I appreciate KC’s choice of words and metaphors in expressing his ideas. His book is filled with clear, detailed, and comprehensive narratives. For instance, he eloquently highlights the lack of vision in our leaders with phrases like: “Long-term perspective, vision, and dreams of substantial change benefiting a larger community rarely guide their leadership journey.” Another insightful expression he uses is, “At twilight, life is not the same as before,” capturing the idea that life evolves, creating new conditions that shape and reshape its meaning. Not everyone grasps and accepts this truth.
‘Impressions & Expressions’ is a thought-provoking book that challenges readers to ponder various aspects of life. In the chapter ‘Gender Equality–Not Possible?’, KC suggests that gender equality is a spectrum, and achieving perfect and lasting equality might be challenging, given its evolving nature. This notion led me to contemplate whether the idea of a perfect human being or a perfect society is also evolving, rather than a fixed goal to pursue.
KC’s perspective on contemporary issues prompts readers to reflect on our current position and the direction we're heading in as individuals, society and a nation. His statement, “It is too early for a new political party but too late for a social movement,” highlights the need for societal change beyond political realms. He discusses the failure of political leaders and the resulting lack of role models. According to him, social change starts from the top of the social hierarchy. Additionally, he criticises business leaders for their narrow attitudes, exploitation of weak political structures, and unethical business practices. Although KC, as a management guru, briefly touches upon corporate matters, I wished for more in-depth insights in this area.
On the other hand, this book is written from KC’s perspective, aimed at intellectuals and well-read individuals. However, not everyone can easily grasp KC’s scholarly reasoning, which delves into ethical issues, social contradictions, academic practices in the context of contemporary life, and complex concepts such as psychic death and social overarches.

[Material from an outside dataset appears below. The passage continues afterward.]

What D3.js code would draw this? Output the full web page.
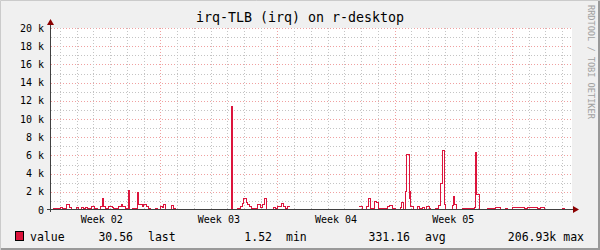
<!DOCTYPE html>
<html>
<head>
<meta charset="utf-8">
<script src="https://cdn.jsdelivr.net/npm/d3@7"></script>
<style>
  body { margin: 0; background: #f0f0f0; }
  text { font-family: "DejaVu Sans Mono", monospace; }
</style>
</head>
<body>
<div id="chart"></div>
<script>
// time in hours from the left edge of the plot, value per segment (null = no data)
var stepHours = [2, 12.9, 16.3, 21, 25.8, 28.7, 35.4, 39.2, 43, 46.4, 48.8, 51.2, 53.5, 57.4, 62.2, 65.5, 70.3, 73.6, 75, 77.5,
  81.3, 87, 89.4, 94.2, 96.6, 100.4, 102.3, 106.2, 110, 111.9, 116.7, 122.9, 125.3, 127.7, 130.1, 132.5, 135.8, 138.7, 142, 149.2,
  152.5, 156.4, 158.8, 160.2, 163.5, 171.7, 175.4, 177.9, 256.8, 258.2, 258.9, 267.3, 271.1, 273.6, 275.9, 279.3, 281.6, 284, 286.5, 295,
  299.8, 303.2, 305.6, 308.1, 318.9, 321.3, 323.8, 327, 330, 332.8, 335.7, 338.1, 341.9, 440.8, 445.7, 451.9, 455.2, 457.6, 463.3, 466.2,
  468.6, 481.6, 485.3, 488.7, 493.5, 500.6, 502.5, 505.4, 507.8, 509.3, 512.6, 513.1, 513.6, 514.1, 514.6, 515, 518.8, 524.6, 528.3, 531.7,
  535.1, 537.5, 541.3, 543.7, 550.8, 554.7, 558, 560.4, 563.8, 565.2, 574.8, 576.2, 578.1, 580.6, 589.2, 605.8, 608.2, 608.8, 609.4, 610,
  610.7, 613, 625, 637, 644, 651, 653.7, 660.9, 677.6, 682.4, 696.7, 701.5, 706.2, 732.6, 735, 747];
var stepValues = [100, 200, 100, 550, 250, 50, 200, 50, 200, 100, 200, 50, 150, 300, 150, 50, 350, 1200, 350, 100,
  300, 200, 100, 150, 350, 550, 300, 150, 2100, 50, 100, 1900, 500, 600, 300, 550, 300, 100, 50, 150,
  50, 350, 200, 500, 0, 450, 100, null, 0, 11300, 0, 100, 300, 700, 1200, 800, 500, 300, 100, 500,
  200, 500, 1200, 30, 200, 100, 350, 300, 650, 300, 100, 300, null, 300, 50, 350, 1200, 100, 900, 750,
  100, 300, 450, 100, 50, 250, 750, 50, 2000, 6050, 1250, 2050, 1250, 2050, 1250, 300, 50, 300, 100, 200,
  50, 320, 100, 50, 150, 400, 2850, 6500, 500, 50, 400, 1400, 500, 50, 120, 200, 6250, 1650, 6250, 1650,
  1650, 50, 150, 200, 50, 150, 50, 200, 150, 200, 150, 200, 50, 150, 50];

var weekStartHours = [156.7, 324.7, 492.7, 660.7];
var weekLabelHours = [72.7, 240.7, 408.7, 576.7];
var weekLabels = ['Week 02', 'Week 03', 'Week 04', 'Week 05'];
var yTicks = [0, 2000, 4000, 6000, 8000, 10000, 12000, 14000, 16000, 18000, 20000];
var yTickLabels = ['0', '2 k', '4 k', '6 k', '8 k', '10 k', '12 k', '14 k', '16 k', '18 k', '20 k'];
var legendItems = [
  { text: '30.56', x: 133, anchor: 'end' }, { text: 'last', x: 148, anchor: 'start' },
  { text: '1.52', x: 272, anchor: 'end' }, { text: 'min', x: 286, anchor: 'start' },
  { text: '331.16', x: 410, anchor: 'end' }, { text: 'avg', x: 425, anchor: 'start' },
  { text: '206.93k max', x: 584, anchor: 'end' }
];

var W = 600, H = 250;
var margin = { left: 51, right: 28, top: 28, bottom: 40 };
var lineColor = '#dc143c';

var svg = d3.select('#chart').append('svg').attr('width', W).attr('height', H);

var x = d3.scaleLinear().domain([0, 747]).range([margin.left, W - margin.right]);
var y = d3.scaleLinear().domain([0, 20000]).range([H - margin.bottom, margin.top]);

// background + frame
svg.append('rect').attr('width', W).attr('height', H).attr('fill', '#f0f0f0');
svg.append('rect')
  .attr('x', margin.left).attr('y', margin.top)
  .attr('width', x.range()[1] - margin.left).attr('height', y(0) - margin.top)
  .attr('fill', '#ffffff');
svg.append('path').attr('d', 'M0.5,' + H + 'V0.5H' + W).attr('stroke', '#cbcbcb').attr('fill', 'none');
svg.append('path').attr('d', 'M1,' + (H - 1) + 'H' + (W - 1) + 'V1').attr('stroke', '#999999').attr('stroke-width', 2).attr('fill', 'none');

var grid = svg.append('g').attr('shape-rendering', 'crispEdges');

// minor horizontal grid every 1k
d3.range(1000, 20001, 2000).forEach(function(v) {
  grid.append('line')
    .attr('x1', margin.left).attr('x2', x.range()[1])
    .attr('y1', Math.round(y(v)) + 0.5).attr('y2', Math.round(y(v)) + 0.5)
    .attr('stroke', '#c4c4c4').attr('stroke-dasharray', '1,2');
});
yTicks.slice(1).forEach(function(v) {
  grid.append('line')
    .attr('x1', margin.left).attr('x2', x.range()[1])
    .attr('y1', Math.round(y(v)) + 0.5).attr('y2', Math.round(y(v)) + 0.5)
    .attr('stroke', '#f0a0a0').attr('stroke-dasharray', '1,2');
});

// day lines (gray) and week lines (red)
var dayHours = d3.range(12.7, 747, 24).filter(function(h) {
  return !weekStartHours.some(function(w) { return Math.abs(w - h) < 1; });
});
dayHours.forEach(function(h) {
  grid.append('line')
    .attr('x1', Math.round(x(h)) + 0.5).attr('x2', Math.round(x(h)) + 0.5)
    .attr('y1', margin.top).attr('y2', y(0))
    .attr('stroke', '#c4c4c4').attr('stroke-dasharray', '1,2');
});
weekStartHours.forEach(function(h) {
  grid.append('line')
    .attr('x1', Math.round(x(h)) + 0.5).attr('x2', Math.round(x(h)) + 0.5)
    .attr('y1', margin.top).attr('y2', y(0))
    .attr('stroke', '#f0a0a0').attr('stroke-dasharray', '1,2');
});

// expand segments into step points
var pts = [];
for (var i = 0; i < stepValues.length; i++) {
  if (stepValues[i] === null) {
    pts.push({ t: stepHours[i], v: null });
  } else {
    pts.push({ t: stepHours[i], v: stepValues[i] });
    pts.push({ t: stepHours[i + 1], v: stepValues[i] });
  }
}

var line = d3.line()
  .defined(function(d) { return d.v !== null; })
  .x(function(d) { return Math.round(x(d.t)) + 0.5; })
  .y(function(d) { return Math.round(y(d.v)) - 0.5; });

svg.append('path')
  .datum(pts)
  .attr('fill', 'none')
  .attr('stroke', lineColor)
  .attr('stroke-width', 1)
  .attr('shape-rendering', 'crispEdges')
  .attr('d', line);

// axes
var axisColor = '#404040';
svg.append('line')
  .attr('x1', margin.left - 0.5).attr('x2', margin.left - 0.5)
  .attr('y1', y(0) + 2).attr('y2', margin.top - 5)
  .attr('stroke', axisColor).attr('shape-rendering', 'crispEdges');
svg.append('line')
  .attr('x1', margin.left - 4).attr('x2', x.range()[1] + 2)
  .attr('y1', y(0) - 0.5).attr('y2', y(0) - 0.5)
  .attr('stroke', axisColor).attr('shape-rendering', 'crispEdges');
var arrowColor = '#8b0000';
svg.append('path')
  .attr('d', 'M' + (margin.left - 4) + ',' + (margin.top - 3) + 'L' + (margin.left - 0.5) + ',' + (margin.top - 9) + 'L' + (margin.left + 3) + ',' + (margin.top - 3) + 'Z')
  .attr('fill', arrowColor);
svg.append('path')
  .attr('d', 'M' + (x.range()[1] + 1) + ',' + (y(0) - 4) + 'L' + (x.range()[1] + 7) + ',' + (y(0) - 0.5) + 'L' + (x.range()[1] + 1) + ',' + (y(0) + 3) + 'Z')
  .attr('fill', arrowColor);

// y labels
svg.append('g').selectAll('text')
  .data(yTicks)
  .enter().append('text')
  .attr('x', 44)
  .attr('y', function(d) { return y(d) + 3.5; })
  .attr('text-anchor', 'end')
  .attr('font-size', '10px')
  .attr('fill', '#000')
  .text(function(d, i) { return yTickLabels[i]; });

// week labels
svg.append('g').selectAll('text')
  .data(weekLabelHours)
  .enter().append('text')
  .attr('x', function(d) { return x(d); })
  .attr('y', 223)
  .attr('text-anchor', 'middle')
  .attr('font-size', '10px')
  .attr('fill', '#000')
  .text(function(d, i) { return weekLabels[i]; });

// title
svg.append('text')
  .attr('x', 300).attr('y', 22)
  .attr('text-anchor', 'middle')
  .attr('font-size', '13.3px')
  .attr('fill', '#000')
  .text('irq-TLB (irq) on r-desktop');

// watermark
svg.append('text')
  .attr('transform', 'translate(588,5) rotate(90)')
  .attr('font-size', '8.6px')
  .attr('fill', '#a0a0a0')
  .text('RRDTOOL / TOBI OETIKER');

// legend
svg.append('rect')
  .attr('x', 15.5).attr('y', 231.5).attr('width', 8).attr('height', 9)
  .attr('fill', lineColor).attr('stroke', '#000');
svg.append('text')
  .attr('x', 30).attr('y', 241)
  .attr('font-size', '11.5px').attr('fill', '#000')
  .text('value');
svg.append('g').selectAll('text')
  .data(legendItems)
  .enter().append('text')
  .attr('x', function(d) { return d.x; })
  .attr('y', 241)
  .attr('text-anchor', function(d) { return d.anchor; })
  .attr('font-size', '11.5px')
  .attr('fill', '#000')
  .text(function(d) { return d.text; });
</script>
</body>
</html>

In the chapter titled ‘Of Ironies’, readers catch a glimpse of life’s ironies through the author’s eyes. Although KC has a clear understanding of these ironies and their various types, he struggles to convey these images effectively to the readers. Providing a few examples of ironies would have made these concepts more accessible to ordinary readers.
With its 275 pages of rich English and thought-provoking lessons, ‘Impressions & Expressions’ is not a light read. It demands effort, cognitive skills, a strong command of language, semantic precision and sophistication. In cognitive science, the term ‘high-level knowledge’ refers to abstract concepts learned through experience and education. KC’s self-introspection reaches this level, making the book intellectually challenging.
I always grappled with questions about leadership, death, knowledge, humility, and humanism. It feels satisfying to explore these issues through KC’s wise perspective. In today's materialistic world, where principles often take a back seat to appearances, I believe everyone must read this book and grasp the essence of living sincerely. Confucius wisely said, “We all have two lives; the second one starts when you realise you only have one.” My own struggle began at fifty when I faced the harsh truth that I only had one life. Professor KC refers to this moment as a turning point and states, “You age when you find yourself on the sideline of the dominant social stream; when you see what others do not see and won’t see, while you see too deep and too much.” In ‘Impressions & Expressions’, I found some answers to my questions and gained a better understanding of my own turning point.